Para o efeito, alega que é proprietário do veículo automóvel pesado com a matrícula MJ-66-XX; que, em determinado dia e hora, este veículo foi estacionado no local onde H, I, B, J, K, F, L, M, N, O e P, nesta altura menores, respectivamente filho dos 1ºs a 10º Réus e 11º Réu, estavam a fazer fogueiras e a queimar fogo-de-artifício e lixo; que o veículo foi gravemente danificado pelo fogo que os filhos dos Réus tinham deixado no local; que despendeu MOP$230.000,00 com a reparação do aludido veículo; que o veículo ficou imobilizado durante 43 dias para efeitos de reparação; e que, por isso, deixou de poder prestar serviços de transporte de mercadorias com este veículo a um terceiro de quem recebia mensalmente MOP$35.000,00 por este serviço.

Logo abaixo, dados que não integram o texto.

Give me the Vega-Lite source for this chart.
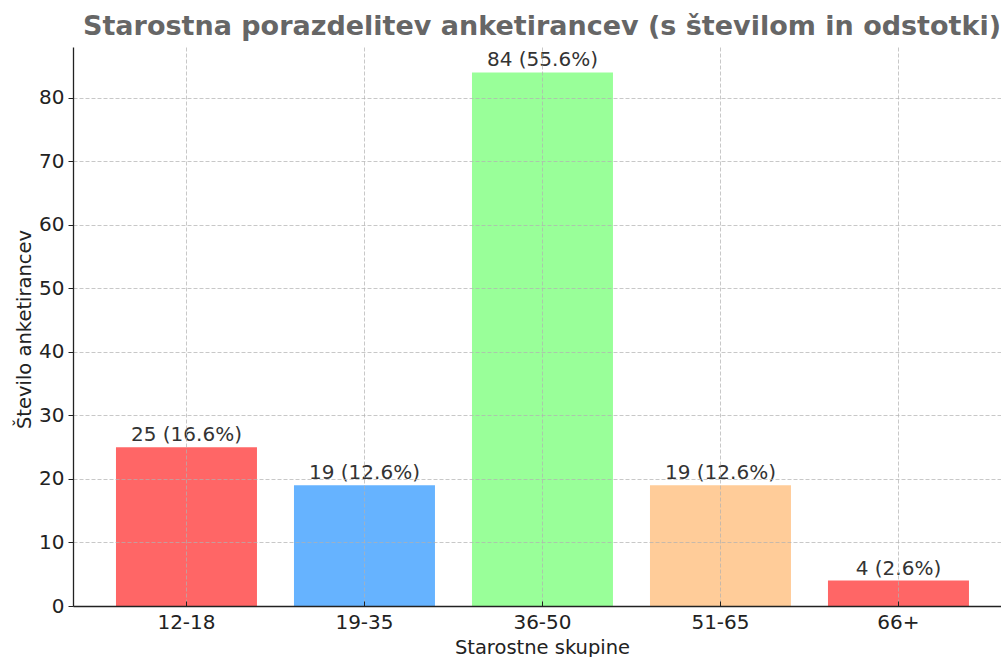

Conforme o Autor, os Réus são responsáveis pelos prejuízos por si sofridos porque estes prejuízos foram causados pelos filhos dos Réus e os Réus não cumpriram o dever de vigilância dos seus filhos.
Está provado que H, I, B, J, K, F, L, M, N, O e P são respectivamente filho dos 1ºs a 10ºs Réus e 11º Réu e, em 29 de Fevereiro de 2008, eram menores.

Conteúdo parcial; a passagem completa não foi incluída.